You have no idea what this person is actually like. Are they real? Are you going to end up on Catfish? Do they actually relate to you at all? You more than likely will never know. One of the many downfalls of the limitless connections you may make. It may seem like you are perfect for each other; you are only perfect for each other in that realm. That reality. That reality will a majority of the time never break free because it is your escape. The internet is our escape from the real world around us. When real life communication ceases to amuse us, we run to the webs of communication that internet offers us. We find comfort in it and that comfort only works because it is not reality. I am not being pessimistic. I am a firm believer that dreams can become a reality if you put hard work into it. I am just being a realist in the chances of things you love online being something you love in the real world.

It just does not seem likely.


That all aside, we cannot deny how spectacular it is that we can make connections like these. Sure, I still wish snail mail was a thing and the art of letter writing would make a comeback- but the internet is abundant. While it is amazing for connecting the world together and finding people you relate to everywhere and creating this alter-reality, it seems to make it more difficult to find a connection simply with someone nearby

When is the last time you got a number some place other than the internet? Besides old friends, I honestly could not tell you that last time I did.

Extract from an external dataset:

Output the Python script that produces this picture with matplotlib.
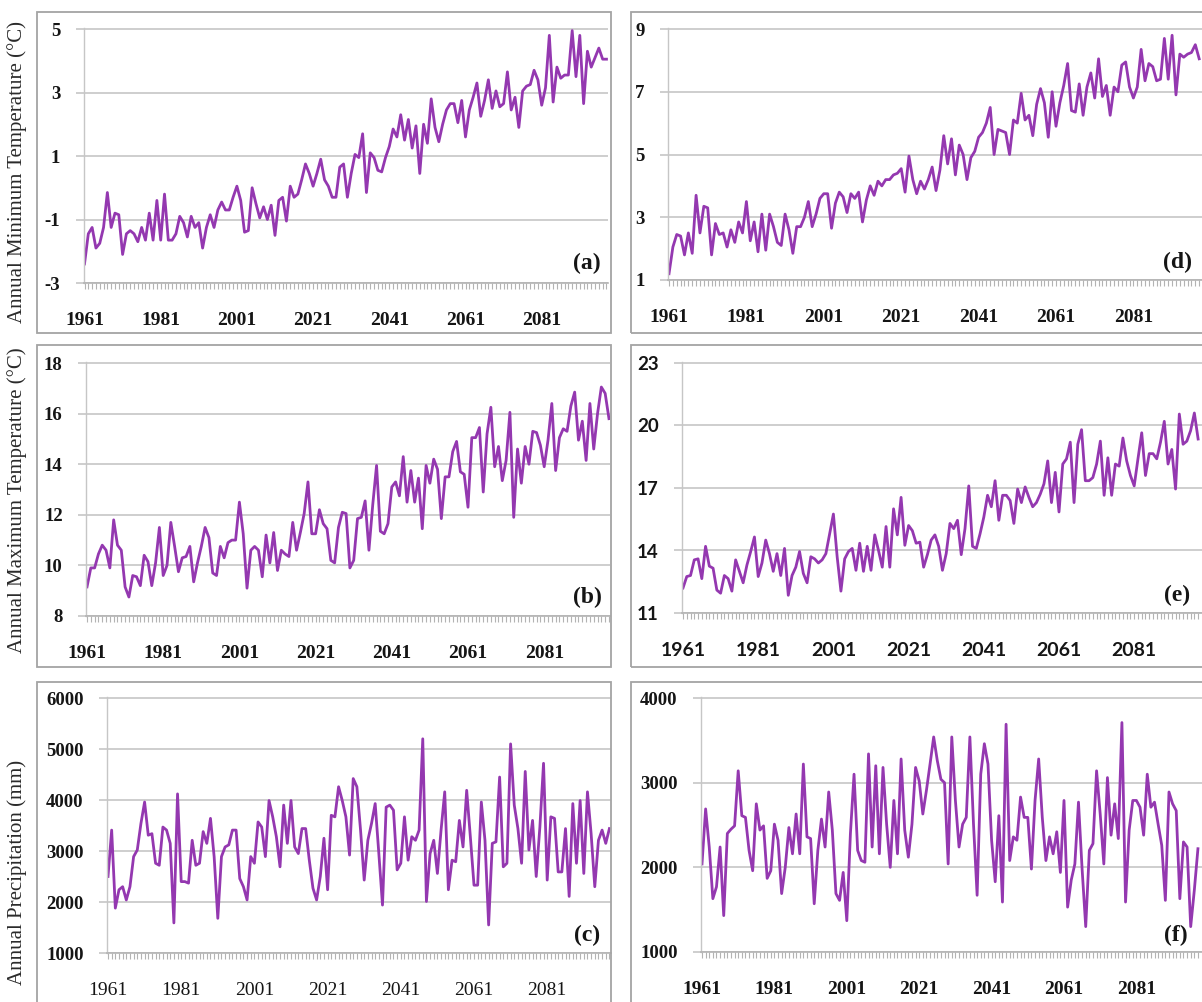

The alter-reality of the internet is crashing into real life making real dating a thing of the past.

 

Love at first sight has turned into love at first swipe, friend request, tweet, poke, or match. 


The fairytale romances are far and few because we have let our lives run on technology. We strive to find the love of our lives, while hiding behind our internet alter ego. We can fall in love conveniently while we brush our teeth, binge watch television, or while we are out with friends. The internet has found a way to make "falling in love" or "hooking up" like a fast food drive thru. Here is a fine new specimen- new to the market. Order up before they are all gone. Presenting perfection in a profile. No one is perfect, but on the internet we try to present ourselves as a perfection to someone who we think should be our soulmate. We pick the best pictures, omitting the ones where you look your actual size or do not have perfect makeup or hair. We leave out the quirks that make us our reality. The truth is as much as we hope to have that true, love at first sight moment, we will settle for the swipes and friend requests because we just want to be loved.

& I think it is time we stopped that.


Why should we settle to fall in love with someone who swiped us because they found us attractive? Why should we think that just because they accepted a friend request that we are meant to be?

In my opinion, that is a sick reality. I do not mean to sound like a hypocrite. I am just stating something that has been bothering me for awhile.I have had a Tinder. And while it was an interesting few months, it did not bring me any satisfaction. All it brought me is new people, to another platform, that has yet to really go anywhere.

The fact of the matter is we bring a relationship from one platform to another, but to get it to launch to real life is still the trick. Because all these platforms interweave a common concept that  a majority are simply just there to "hook-up". These platforms are making being a lady or gentlemen a thing of the past. It seems both types are far and few and in-between that you give up before you find the person you were aiming to meet. And if you give someone a chance, and give them your number, you risk knowing where this next platform is going to take you. Are you going to be a booty call? Are you ever going to meet in reality? Are you going to text endlessly, then just disappear? Is anything even going to come out of this?

And from my experience and many friends experiences, nothing ever will. 



If you want to break the barrier of a textual relationship, you have to keep in mind that most people will have no memory of what has been said. Words exchanged frequently in small doses do not typically register with people. That is one of the biggest flaws of these relationships. Really, how well do you know that person if you do not even know their middle or even last name?  Falling in love should not include all the drama that technology brings. We should not have to question ones affection by the amount of time they take to respond or if they opened your snap and did not reply. It is absolutely ridiculous. 

While I secretly hope that maybe one day my internet celebrity love or texting encounters turn into more, I am level headed enough to know that more than likely they will not. And so that is why I am single. I am waiting for the day I meet someone who I can simply go on a date with and get to know. And hopefully, eventually I will find a guy genuinely wants to get to know me, my past, present, flaws, and quirks. All of it. Because that is where relationships form. They form in between the getting to know one another and the realizing that who they are intertwines perfectly with who you are. There should never be any pretending, acting, or changing. If you present yourself for what you truly are, you will find the person meant for you.

At least that is what I would like to think.


I know I write a lot on the topic of being single and alone in this generation. It is because it is my reality and it seems to be something burdening so many people around me. I have guys flock to me because they think I am sad to be alone. Sure, being single can be lonely- but that is what friends, family, books, and movies are for. Surrounding myself with things I love is making me a better person. For a long time, I became this superficial person- I hate to admit it, but I was not a good person. I judged people solely on their appearance or the appearance of their social media. I wanted people to love me. The problem with that is I obviously did not love myself. Loving yourself should come first. I choose to be single because [one] relationships are really hard and take a lot of work, [two]  I am pretty weird and have not found somebody who embraces that, [three] I am working on living a healthier life and I fear throwing somebody else into the fix might ruin my progress, [four] too many people run away the second they hear "gluten-free" (you think I am joking, but sadly, this point is incredibly true, and [five] not a lot of people have tried to get to know who I am. They try to force themselves into my life, make fun of my interests, or solely comment on my looks. None of those things are impressive to me. 


I'm Simply Unimpressed Shelby Sue


P.s. I felt the need to clarify that because it seems to be confusing a lot of people lately and I really hate confusion.